Sheri Gee, Art Director
SG: Although I first saw your work as part of the longlist in the Book Illustration Competition, I was really interested to find out later that you also practice as a fine artist. Can you tell me a bit about your work and what made you choose to enter the Book Illustration Competition? Did you study illustration?
Drawing has always been part of my practice as an artist, I studied Design and Illustration at Bath Spa University and began painting landscapes when I had a family; both my children had read and loved War Horse prior to the competition in 2016. My landscapes are in acrylics but I like to do illustrations in watercolour as the medium can be expressive and also carry detail in a smaller format.
Drawing horses is particularly challenging and I anticipated that this could thin the competition out and improve my chances of being shown, indeed, during his presentation Michael commented wryly that a surprising number of entries did not feature a horse at all!
You’re clearly good at drawing horses – did you grow up around them? Did you draw from photographs or life for this project?

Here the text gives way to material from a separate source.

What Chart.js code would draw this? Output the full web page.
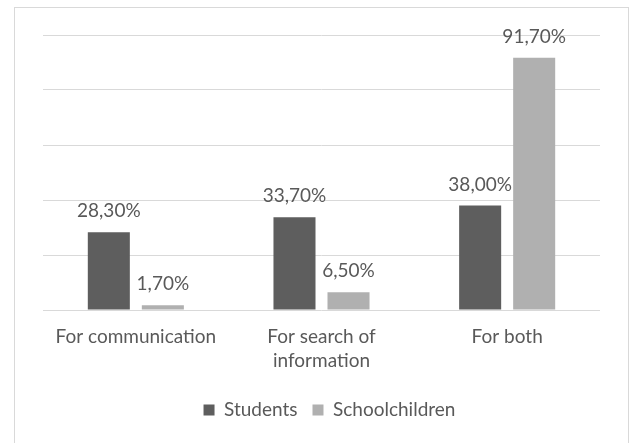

My War Horse submission relied heavily on accurate reference photographs, but when you got in touch regarding illustrations for Black Beauty I knew that drawing from life would give the images greater veracity. Horses are large powerful animals – I had been knocked down by a friend’s horse when I was a teenager so even to stand near one always made me very anxious. However I was granted generous access for sketching by the owner of Poplar Park, (a riding school in Suffolk), so then I was committed! The horses there were very placid and in taking the time to observe them it was easy to see they had different temperaments, just like the horses in Black Beauty. The riders and stable hands often offered me nuggets of information, one describing horses as ‘overgrown toddlers’ after hers harmlessly knocked over a broom three times in a bid for her attention… they began to seem less threatening. After two weeks of drawing I found myself surrounded by a group of horses and riders setting out on a hack and realised that the anxiety had left me – a very welcome side-benefit of the project. Anna Sewell was the first writer to give an animal the role of first-hand narrator so she obviously had great empathy for horses, so I have made sure the illustrations encourage the reader to empathise with the horses rather than the people in the story.

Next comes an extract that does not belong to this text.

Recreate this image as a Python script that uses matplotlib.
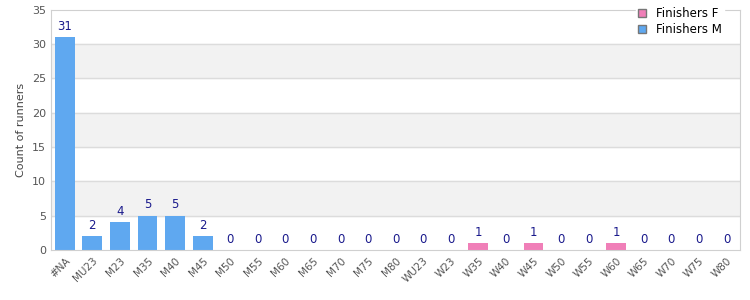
import matplotlib
matplotlib.use("Agg")
import matplotlib.pyplot as plt
from matplotlib.patches import Patch

categories = ["#NA", "MU23", "M23", "M35", "M40", "M45", "M50", "M55", "M60", "M65",
              "M70", "M75", "M80", "WU23", "W23", "W35", "W40", "W45", "W50", "W55",
              "W60", "W65", "W70", "W75", "W80"]
finishers_m = [31, 2, 4, 5, 5, 2, 0, 0, 0, 0, 0, 0, 0]
finishers_f = [0, 0, 1, 0, 1, 0, 0, 1, 0, 0, 0, 0]

col_m = "#5fa8f0"
col_f = "#f07fb8"
lab_col = "#1a1a8c"

fig = plt.figure(figsize=(7.5, 3), dpi=100)
ax = fig.add_axes([0.068, 0.167, 0.919, 0.8])

xm = list(range(len(finishers_m)))
xf = list(range(len(finishers_m), len(categories)))

for lo in (5, 15, 25):
    ax.axhspan(lo, lo + 5, color="#f2f2f2", zorder=0)
for y in range(5, 35, 5):
    ax.axhline(y, color="#dcdcdc", lw=1, zorder=1)

ax.bar(xm, finishers_m, width=0.72, color=col_m, zorder=2)
ax.bar(xf, finishers_f, width=0.72, color=col_f, zorder=2)

for x, v in zip(xm + xf, finishers_m + finishers_f):
    ax.text(x, v + 0.6, str(v), ha="center", va="bottom", fontsize=8.5, color=lab_col)

ax.set_xlim(-0.5, len(categories) - 0.5)
ax.set_ylim(0, 35)
ax.set_yticks(range(0, 36, 5))
ax.set_xticks(range(len(categories)))
ax.set_xticklabels(categories, rotation=45, ha="right", rotation_mode="anchor", fontsize=7.5, color="#555555")
ax.tick_params(axis="y", labelsize=8, labelcolor="#555555", length=0)
ax.tick_params(axis="x", length=0, pad=4)
ax.set_ylabel("Count of runners", fontsize=8, color="#444444")

for s in ax.spines.values():
    s.set_color("#d0d0d0")

handles = [Patch(facecolor=col_f, edgecolor="#777777", label="Finishers F"),
           Patch(facecolor=col_m, edgecolor="#777777", label="Finishers M")]
leg = ax.legend(handles=handles, loc="upper right", bbox_to_anchor=(0.985, 1.045),
                fontsize=8.5, frameon=True, fancybox=False, handlelength=0.7, handleheight=0.7,
                borderpad=0.2, labelspacing=0.25, handletextpad=0.8)
leg.get_frame().set_edgecolor("white")
leg.get_frame().set_facecolor("white")
leg.get_frame().set_alpha(1)
leg.set_zorder(5)

fig.savefig("out.png")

Tell me a bit more about your illustration process? What’s your typical day as a freelance illustrator and artist?
I have quite an obsessive personality and assume that everyone has high standards so I do a lot of research around the topic; for Black Beauty I looked into the fashion of the era, the appropriate horse tack, carriages and locations, and even went so far as to visit Palace House in Newmarket, National Heritage Centre for Horse-racing. Sections of the story that triggered an image were worked up into a composition with details provided by the research, then there was much drawing, re-drawing, painting in watercolour, re-painting, a bit more research, scanning and digital re-touching to get the mood just right; and I had the feedback from you and the editor at Folio Society to keep me on track.
What is the dream book you’d love to illustrate?

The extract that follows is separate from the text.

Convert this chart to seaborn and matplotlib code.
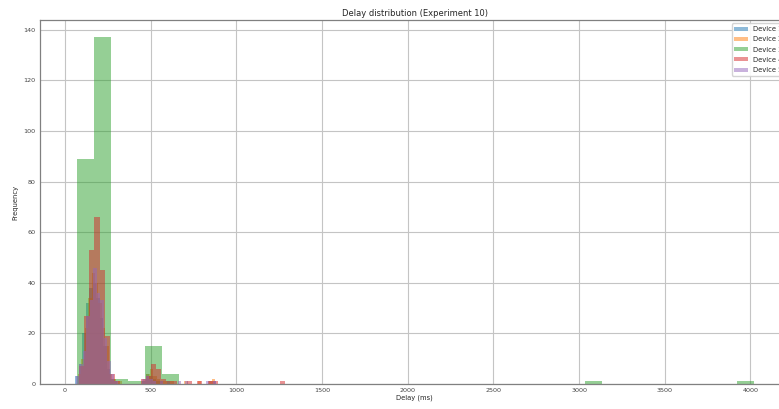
import numpy as np
import pandas as pd
import matplotlib
matplotlib.use("Agg")
from matplotlib import pyplot as plt
import seaborn as sns

# devices, histogram bin start / width and counts
devices = ["Device 1", "Device 2", "Device 3", "Device 4", "Device 5"]

dev1_start, dev1_width = 60, 20.5
dev1_counts = [3, 8, 20, 32, 38, 40, 34, 26, 15, 6, 2, 1, 0, 0, 0, 0, 0, 0, 0, 1,
               4, 3, 2, 1, 1, 0, 1, 0, 0, 0, 0, 0, 0, 0, 0, 0, 0, 0, 1, 1]

dev2_start, dev2_width = 75, 20.0
dev2_counts = [4, 10, 22, 34, 44, 40, 32, 22, 15, 4, 2, 1, 1, 0, 0, 0, 0, 0, 0, 2,
               4, 6, 3, 2, 1, 1, 0, 1, 0, 0, 0, 1, 0, 0, 0, 1, 0, 0, 1, 2]

dev3_start, dev3_width = 72, 98.75
dev3_counts = [89, 137, 2, 1, 15, 4, 0, 0, 0, 0, 0, 0, 0, 0, 0, 0, 0, 0, 0, 0,
               0, 0, 0, 0, 0, 0, 0, 0, 0, 0, 1, 0, 0, 0, 0, 0, 0, 0, 0, 1]

dev4_start, dev4_width = 82, 30.0
dev4_counts = [7, 27, 53, 66, 45, 19, 4, 1, 0, 0, 0, 0, 2, 3, 8, 6, 2, 1, 1, 0,
               0, 1, 0, 1, 0, 1, 1, 0, 0, 0, 0, 0, 0, 0, 0, 0, 0, 0, 0, 1]

dev5_start, dev5_width = 62, 20.5
dev5_counts = [3, 8, 13, 27, 33, 46, 36, 33, 18, 9, 4, 1, 0, 0, 0, 0, 0, 0, 0, 2,
               3, 2, 1, 0, 1, 0, 0, 0, 0, 1, 0, 1, 0, 0, 0, 0, 0, 1, 0, 1]

hist_data = [
    (dev1_start, dev1_width, dev1_counts),
    (dev2_start, dev2_width, dev2_counts),
    (dev3_start, dev3_width, dev3_counts),
    (dev4_start, dev4_width, dev4_counts),
    (dev5_start, dev5_width, dev5_counts),
]

sns.set_style("whitegrid", {
    "grid.color": "#c4c4c4",
    "axes.edgecolor": "#808080",
})
plt.rcParams["font.family"] = ["DejaVu Sans"]

fig = plt.figure(figsize=(7.79, 4.09), dpi=100)
ax = fig.add_axes([40 / 779, 25 / 409, 749 / 779, 364 / 409])

colors = sns.color_palette("tab10", 5)
for name, (start, width, counts), color in zip(devices, hist_data, colors):
    n = len(counts)
    edges = [start + width * i for i in range(n + 1)]
    df = pd.DataFrame({
        "delay": [(edges[i] + edges[i + 1]) / 2 for i in range(n)],
        "count": [float(c) for c in counts],
    })
    sns.histplot(data=df, x="delay", weights="count", bins=edges, color=color,
                 alpha=0.5, linewidth=0, label=name, ax=ax)

ax.set_xlim(-146, 4225)
ax.set_xticks(np.arange(0, 4001, 500))
ax.set_yticks(np.arange(0, 141, 20))
ax.tick_params(length=0, labelsize=4.6, labelcolor="#444444", pad=3)
for s in ax.spines.values():
    s.set_linewidth(0.9)
ax.grid(True, linewidth=0.8)

ax.set_title("Delay distribution (Experiment 10)", fontsize=6, pad=3)
ax.set_xlabel("Delay (ms)", fontsize=4.9, labelpad=1)
ax.set_ylabel("Frequency", fontsize=4.9, labelpad=4)
ax.legend(loc="upper right", fontsize=4.9, frameon=True, framealpha=0.9,
          edgecolor="#d0d0d0", borderaxespad=0.5, labelspacing=0.62,
          handleheight=0.5)

plt.savefig("out.png", dpi=100)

Haroun and the Sea of Stories by Salman Rushdie – there are some fantastical characters that I would love to draw, such as beautiful Butt the Hoopoe, and stunning landscape scenes; the sun setting over the valley of K, swan boats on the Dull Lake … it would be a great excuse to get the book out and read it all over again!
What project are you working on next?
Every year I take part in Artists’ Open House in Dulwich so I sketch landscapes plein air for that, there’s a few paintings in the pipeline in response to my regular stint in August at Wilderness Festival as their Sketch Artist – the aim is to enter them into national art competitions, and I’m currently working up a live sketch that I did at a wedding.